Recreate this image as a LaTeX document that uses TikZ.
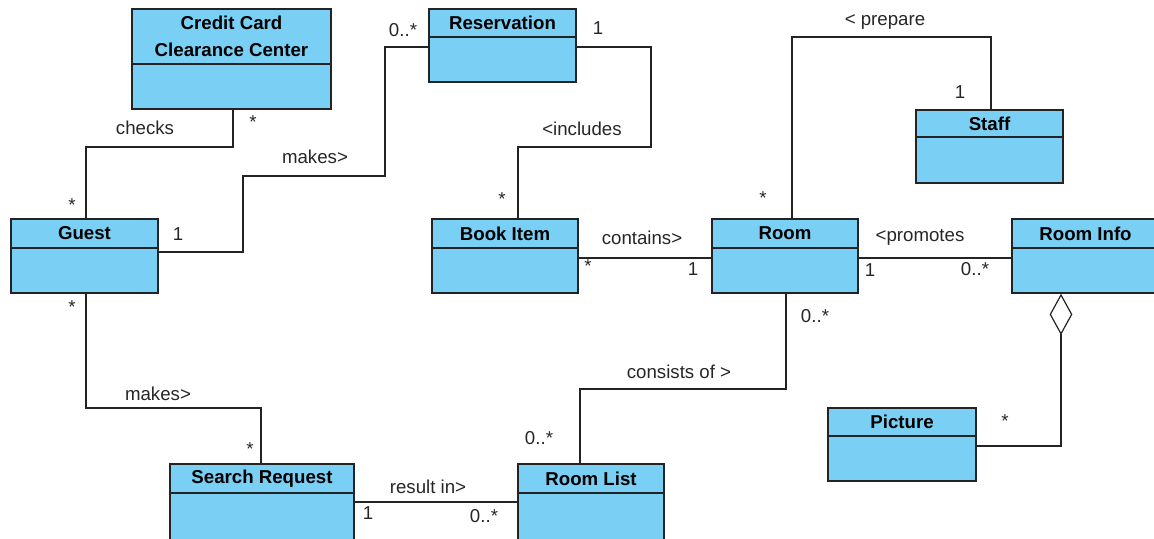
\documentclass[tikz,border=0pt]{standalone}
\usepackage{fontspec}
\setmainfont{Liberation Sans}
\usetikzlibrary{arrows.meta,fit}
\definecolor{clsblue}{RGB}{122,207,245}
\definecolor{clsline}{RGB}{35,35,35}

% class box: name, left, top, right, bottom, divider, title
\newcommand{\umlclass}[7]{%
  \node[cls,fit={(#2,#3) (#4,#5)}] (#1) {};
  \draw[clsline,line width=1.1pt] (#2,#6) -- (#4,#6);
  \node[ctitle] at ({(#2+#4)/2},{(#3+#6)/2}) {#7};
}

\begin{document}
\begin{tikzpicture}[x=0.75pt,y=-0.75pt,font=\fontsize{14}{16}\selectfont,
   cls/.style={draw=clsline,line width=1.1pt,fill=clsblue,inner sep=0pt},
   ctitle/.style={font=\fontsize{14}{20}\selectfont\bfseries,align=center,inner sep=0pt},
   assoc/.style={draw=clsline,line width=0.9pt},
   lbl/.style={inner sep=0pt,text=black!85}]
  \useasboundingbox (0,0) rectangle (1154,539);
  \clip (0,0) rectangle (1154,539);
  % classes
  \umlclass{cc}{132}{9}{331}{109}{64}{Credit Card\\Clearance Center}
  \umlclass{res}{429}{9}{576}{82}{37}{Reservation}
  \umlclass{staff}{916}{110}{1063}{183}{137}{Staff}
  \umlclass{guest}{11}{219}{158}{293}{248}{Guest}
  \umlclass{book}{432}{219}{578}{293}{248}{Book Item}
  \umlclass{room}{712}{219}{858}{293}{248}{Room}
  \umlclass{info}{1012}{219}{1159}{293}{248}{Room Info}
  \umlclass{pic}{828}{408}{976}{481}{436}{Picture}
  \umlclass{search}{170}{464}{354}{540}{493}{Search Request}
  \umlclass{list}{518}{464}{664}{540}{493}{Room List}
  % bends
  \coordinate (c1) at (233,147);  \coordinate (c2) at (86,147);
  \coordinate (m1) at (243,252);  \coordinate (m2) at (385,176);  \coordinate (m3) at (385,47);
  \coordinate (i1) at (651,47);   \coordinate (i2) at (518,147);
  \coordinate (r0) at (650,258);
  \coordinate (p1) at (792,37);   \coordinate (p2) at (991,37);
  \coordinate (s1) at (786,389);  \coordinate (s2) at (580,389);
  \coordinate (g1) at (86,408);   \coordinate (g2) at (261,408);
  \coordinate (q0) at (430,502);
  \coordinate (a1) at (1061,446);
  % associations
  \draw[assoc] (cc.south -| c1) |- (c2) -- (guest.north -| c2);
  \draw[assoc] (guest.east |- m1) -- (m1) |- (m2) |- (res.west |- m3);
  \draw[assoc] (res.east |- i1) -- (i1) |- (i2) -- (book.north -| i2);
  \draw[assoc] (book.east |- r0) -- (room.west |- r0);
  \draw[assoc] (room.north -| p1) -- (p1) -- (p2) -- (staff.north -| p2);
  \draw[assoc] (room.east |- r0) -- (info.west |- r0);
  \draw[assoc] (room.south -| s1) |- (s2) -- (list.north -| s2);
  \draw[assoc] (guest.south -| g1) |- (g2) -- (search.north -| g2);
  \draw[assoc] (search.east |- q0) -- (list.west |- q0);
  \draw[assoc,-{Diamond[open,length=31pt,width=17pt]}] (pic.east |- a1) -| (info.south -| a1);
  % labels and multiplicities
  \node[lbl] at (145,128) {checks};
  \node[lbl] at (253,122) {*};
  \node[lbl] at (72,205)  {*};
  \node[lbl] at (315,157) {makes>};
  \node[lbl] at (178,234) {1};
  \node[lbl] at (403,30)  {0..*};
  \node[lbl] at (598,28)  {1};
  \node[lbl] at (582,129) {<includes};
  \node[lbl] at (502,199) {*};
  \node[lbl] at (642,238) {contains>};
  \node[lbl] at (588,266) {*};
  \node[lbl] at (693,269) {1};
  \node[lbl] at (885,22)  {< prepare};
  \node[lbl] at (960,92)  {1};
  \node[lbl] at (763,198) {*};
  \node[lbl] at (920,237) {<promotes};
  \node[lbl] at (870,270) {1};
  \node[lbl] at (975,269) {0..*};
  \node[lbl] at (815,316) {0..*};
  \node[lbl] at (679,372) {consists of >};
  \node[lbl] at (539,438) {0..*};
  \node[lbl] at (72,307)  {*};
  \node[lbl] at (158,394) {makes>};
  \node[lbl] at (250,449) {*};
  \node[lbl] at (428,487) {result in>};
  \node[lbl] at (368,513) {1};
  \node[lbl] at (484,516) {0..*};
  \node[lbl] at (1005,421) {*};
\end{tikzpicture}
\end{document}
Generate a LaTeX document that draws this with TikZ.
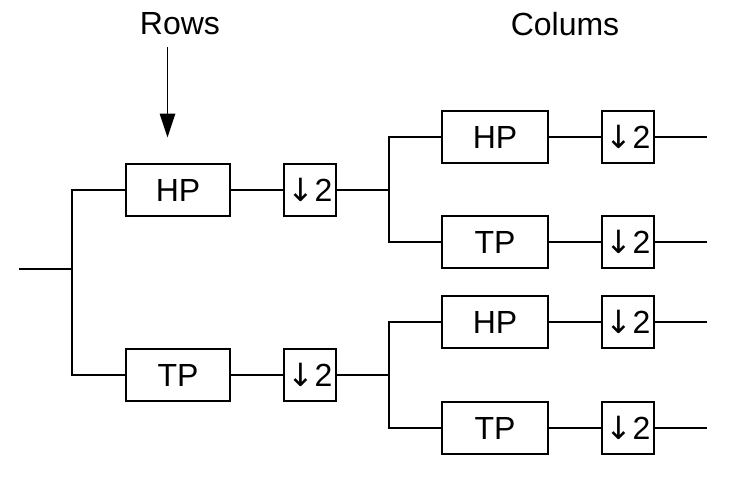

**STATED TASK**.
Transcribe the material exactly, and leave out whatever pictures it holds.

**TASK SOLUTION**.
Recreate this image as a LaTeX document that uses TikZ.
\documentclass[tikz,border=0pt]{standalone}
\usepackage{fontspec}
\setmainfont{Liberation Sans}
\usetikzlibrary{arrows.meta,fit}
\definecolor{clsblue}{RGB}{122,207,245}
\definecolor{clsline}{RGB}{35,35,35}

% class box: name, left, top, right, bottom, divider, title
\newcommand{\umlclass}[7]{%
  \node[cls,fit={(#2,#3) (#4,#5)}] (#1) {};
  \draw[clsline,line width=1.1pt] (#2,#6) -- (#4,#6);
  \node[ctitle] at ({(#2+#4)/2},{(#3+#6)/2}) {#7};
}

\begin{document}
\begin{tikzpicture}[x=0.75pt,y=-0.75pt,font=\fontsize{14}{16}\selectfont,
   cls/.style={draw=clsline,line width=1.1pt,fill=clsblue,inner sep=0pt},
   ctitle/.style={font=\fontsize{14}{20}\selectfont\bfseries,align=center,inner sep=0pt},
   assoc/.style={draw=clsline,line width=0.9pt},
   lbl/.style={inner sep=0pt,text=black!85}]
  \useasboundingbox (0,0) rectangle (1154,539);
  \clip (0,0) rectangle (1154,539);
  % classes
  \umlclass{cc}{132}{9}{331}{109}{64}{Credit Card\\Clearance Center}
  \umlclass{res}{429}{9}{576}{82}{37}{Reservation}
  \umlclass{staff}{916}{110}{1063}{183}{137}{Staff}
  \umlclass{guest}{11}{219}{158}{293}{248}{Guest}
  \umlclass{book}{432}{219}{578}{293}{248}{Book Item}
  \umlclass{room}{712}{219}{858}{293}{248}{Room}
  \umlclass{info}{1012}{219}{1159}{293}{248}{Room Info}
  \umlclass{pic}{828}{408}{976}{481}{436}{Picture}
  \umlclass{search}{170}{464}{354}{540}{493}{Search Request}
  \umlclass{list}{518}{464}{664}{540}{493}{Room List}
  % bends
  \coordinate (c1) at (233,147);  \coordinate (c2) at (86,147);
  \coordinate (m1) at (243,252);  \coordinate (m2) at (385,176);  \coordinate (m3) at (385,47);
  \coordinate (i1) at (651,47);   \coordinate (i2) at (518,147);
  \coordinate (r0) at (650,258);
  \coordinate (p1) at (792,37);   \coordinate (p2) at (991,37);
  \coordinate (s1) at (786,389);  \coordinate (s2) at (580,389);
  \coordinate (g1) at (86,408);   \coordinate (g2) at (261,408);
  \coordinate (q0) at (430,502);
  \coordinate (a1) at (1061,446);
  % associations
  \draw[assoc] (cc.south -| c1) |- (c2) -- (guest.north -| c2);
  \draw[assoc] (guest.east |- m1) -- (m1) |- (m2) |- (res.west |- m3);
  \draw[assoc] (res.east |- i1) -- (i1) |- (i2) -- (book.north -| i2);
  \draw[assoc] (book.east |- r0) -- (room.west |- r0);
  \draw[assoc] (room.north -| p1) -- (p1) -- (p2) -- (staff.north -| p2);
  \draw[assoc] (room.east |- r0) -- (info.west |- r0);
  \draw[assoc] (room.south -| s1) |- (s2) -- (list.north -| s2);
  \draw[assoc] (guest.south -| g1) |- (g2) -- (search.north -| g2);
  \draw[assoc] (search.east |- q0) -- (list.west |- q0);
  \draw[assoc,-{Diamond[open,length=31pt,width=17pt]}] (pic.east |- a1) -| (info.south -| a1);
  % labels and multiplicities
  \node[lbl] at (145,128) {checks};
  \node[lbl] at (253,122) {*};
  \node[lbl] at (72,205)  {*};
  \node[lbl] at (315,157) {makes>};
  \node[lbl] at (178,234) {1};
  \node[lbl] at (403,30)  {0..*};
  \node[lbl] at (598,28)  {1};
  \node[lbl] at (582,129) {<includes};
  \node[lbl] at (502,199) {*};
  \node[lbl] at (642,238) {contains>};
  \node[lbl] at (588,266) {*};
  \node[lbl] at (693,269) {1};
  \node[lbl] at (885,22)  {< prepare};
  \node[lbl] at (960,92)  {1};
  \node[lbl] at (763,198) {*};
  \node[lbl] at (920,237) {<promotes};
  \node[lbl] at (870,270) {1};
  \node[lbl] at (975,269) {0..*};
  \node[lbl] at (815,316) {0..*};
  \node[lbl] at (679,372) {consists of >};
  \node[lbl] at (539,438) {0..*};
  \node[lbl] at (72,307)  {*};
  \node[lbl] at (158,394) {makes>};
  \node[lbl] at (250,449) {*};
  \node[lbl] at (428,487) {result in>};
  \node[lbl] at (368,513) {1};
  \node[lbl] at (484,516) {0..*};
  \node[lbl] at (1005,421) {*};
\end{tikzpicture}
\end{document}
Generate a LaTeX document that draws this with TikZ.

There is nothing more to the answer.